Do I need to create accounts with each software publisher on Permisoft?
For most perpetual desktop apps on Permisoft, no. After purchasing, you receive a license key that activates the application locally on your machine. Most publishers do not require a separate publisher account after activation — the software runs independently once the key is entered.
Does Permisoft itself require an account?
Permisoft uses a library account to store your purchase records and provide access to your license keys when you need them. This is a single, minimal purchase record — not a separate behavioral profile with each individual publisher whose software you buy through Permisoft.
Can I use software I buy on Permisoft without the publisher knowing who I am?

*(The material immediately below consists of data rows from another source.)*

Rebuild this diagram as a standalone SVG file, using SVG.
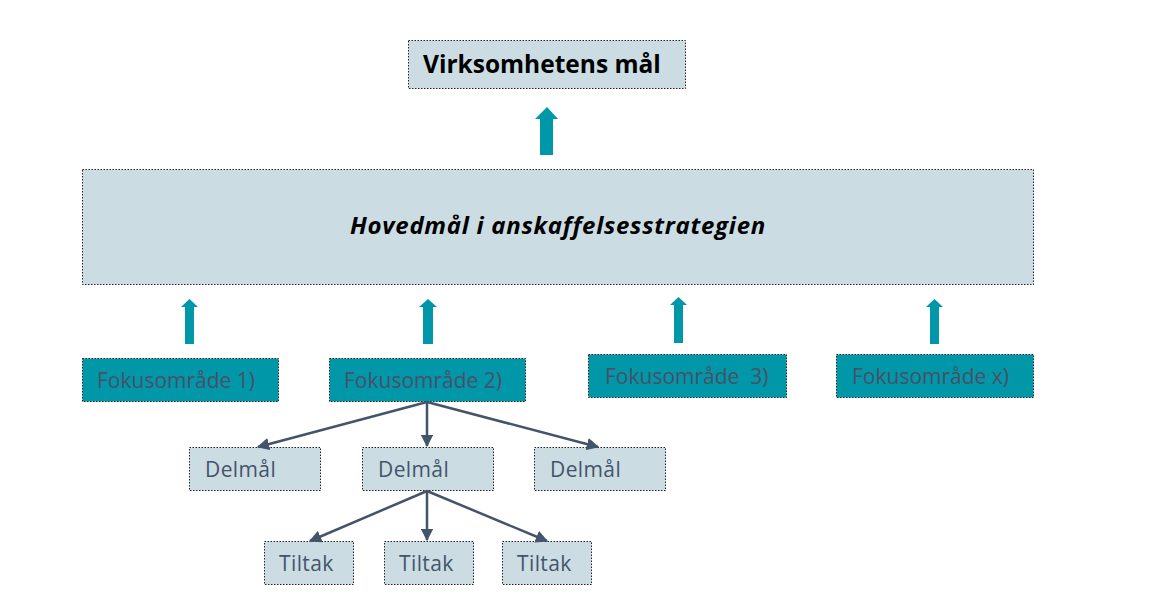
<svg xmlns="http://www.w3.org/2000/svg" width="1150" height="616" viewBox="0 0 1150 616">
<style>
.lt{fill:#cbdce3;stroke:#222;stroke-width:1;stroke-dasharray:1.5 1.5}
.tl{fill:#0097a8;stroke:#222;stroke-width:1;stroke-dasharray:1.5 1.5}
.ua{fill:#0097a8}
.t{font-family:"Open Sans",Lato,sans-serif}
.ft{font-size:21px;fill:#4b4f68}
.dt{font-size:21px;fill:#44546a;letter-spacing:0.4px}
.con{stroke:#44546a;stroke-width:2.5;fill:none;marker-end:url(#ah)}
</style>
<defs>
<marker id="ah" viewBox="0 0 10 10" refX="9" refY="5" markerWidth="5" markerHeight="5" markerUnits="strokeWidth" orient="auto">
<path d="M0,0 L10,5 L0,10 z" fill="#44546a"/>
</marker>
</defs>
<rect width="1150" height="616" fill="#fff"/>
<g id="top">
<rect class="lt" x="408.5" y="40.5" width="277" height="48"/>
<text class="t" x="423" y="73" font-size="24.5" font-weight="bold" fill="#000">Virksomhetens mål</text>
</g>
<g id="main">
<rect class="lt" x="82.5" y="169.5" width="951" height="115"/>
<text class="t" x="558" y="234" font-size="24" font-weight="bold" font-style="italic" fill="#000" text-anchor="middle" letter-spacing="0.7">Hovedmål i anskaffelsesstrategien</text>
</g>
<g id="fokus1">
<rect class="tl" x="82.5" y="358.5" width="196" height="43"/>
<text class="t ft" x="97" y="388">Fokusområde 1)</text>
</g>
<g id="fokus2">
<rect class="tl" x="329.5" y="358.5" width="196" height="43"/>
<text class="t ft" x="344" y="388">Fokusområde 2)</text>
</g>
<g id="fokus3">
<rect class="tl" x="588.5" y="354.5" width="198" height="43"/>
<text class="t ft" x="605" y="384" xml:space="preserve">Fokusområde  3)</text>
</g>
<g id="fokusx">
<rect class="tl" x="836.5" y="354.5" width="197" height="43"/>
<text class="t ft" x="852" y="384">Fokusområde x)</text>
</g>
<g id="delmal1">
<rect class="lt" x="189.5" y="447.5" width="131" height="43"/>
<text class="t dt" x="205" y="477">Delmål</text>
</g>
<g id="delmal2">
<rect class="lt" x="362.5" y="447.5" width="131" height="43"/>
<text class="t dt" x="378" y="477">Delmål</text>
</g>
<g id="delmal3">
<rect class="lt" x="534.5" y="447.5" width="131" height="43"/>
<text class="t dt" x="550" y="477">Delmål</text>
</g>
<g id="tiltak1">
<rect class="lt" x="264.5" y="541.5" width="89" height="43"/>
<text class="t dt" x="279" y="571">Tiltak</text>
</g>
<g id="tiltak2">
<rect class="lt" x="384.5" y="541.5" width="89" height="43"/>
<text class="t dt" x="399" y="571">Tiltak</text>
</g>
<g id="tiltak3">
<rect class="lt" x="502.5" y="541.5" width="89" height="43"/>
<text class="t dt" x="517" y="571">Tiltak</text>
</g>
<g id="connectors">
<path class="ua" d="M547,107 L558,119 L553,119 L553,155 L540,155 L540,119 L535,119 z"/>
<path class="ua" d="M189.5,299 L198,307 L194,307 L194,344 L185,344 L185,307 L181,307 z"/>
<path class="ua" d="M428,299 L437,307 L433,307 L433,344 L423,344 L423,307 L419,307 z"/>
<path class="ua" d="M678.5,297 L687,305 L683,305 L683,343 L674,343 L674,305 L670,305 z"/>
<path class="ua" d="M934.5,299 L943,307 L939,307 L939,344 L930,344 L930,307 L926,307 z"/>
<line class="con" x1="427" y1="402" x2="258" y2="447"/>
<line class="con" x1="427" y1="402" x2="427" y2="446"/>
<line class="con" x1="427" y1="402" x2="598" y2="447"/>
<line class="con" x1="427" y1="491" x2="310" y2="541"/>
<line class="con" x1="427" y1="491" x2="427" y2="540"/>
<line class="con" x1="427" y1="491" x2="547" y2="541"/>
</g>
</svg>
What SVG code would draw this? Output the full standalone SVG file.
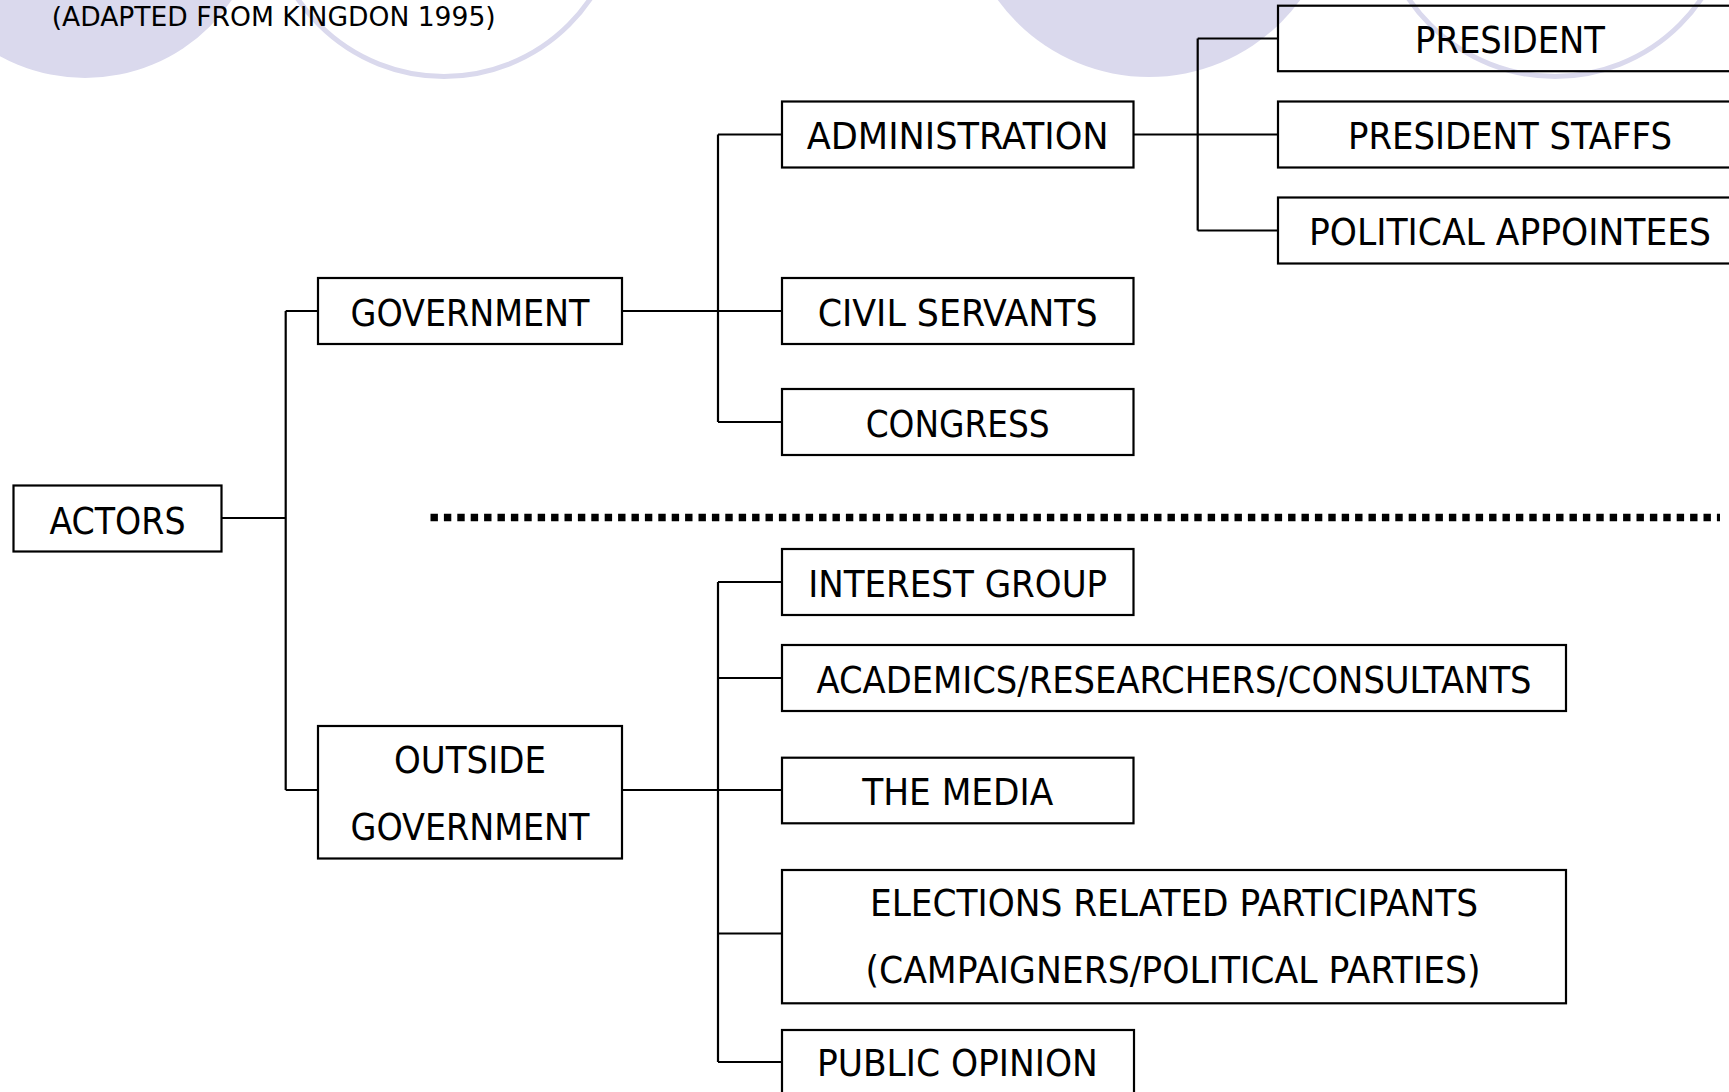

In many cases, yes. License key activation often does not require the publisher to know the identity of who is using the software — only that a valid key was entered. Your Permisoft purchase account is a separate, minimal record. For maximum privacy, review each publisher's specific privacy policy since practices vary.
What if I want to use the same software on multiple computers?
Licensing terms for multi-device use vary by publisher. Most perpetual licenses allow installation on one or two personal machines. Check individual product pages on Permisoft for specific multi-device terms — this is listed per product to help you evaluate before purchasing.
Is account-free software less convenient without password recovery or cross-device sync?
License keys are stored in your Permisoft library and retrievable whenever you need them, so reinstalling on a new machine is straightforward. The application itself doesn't have cloud sync unless the publisher offers it as an optional feature. For users who work primarily on one machine, this is a non-issue. For those who need sync, check individual product pages for optional sync capabilities.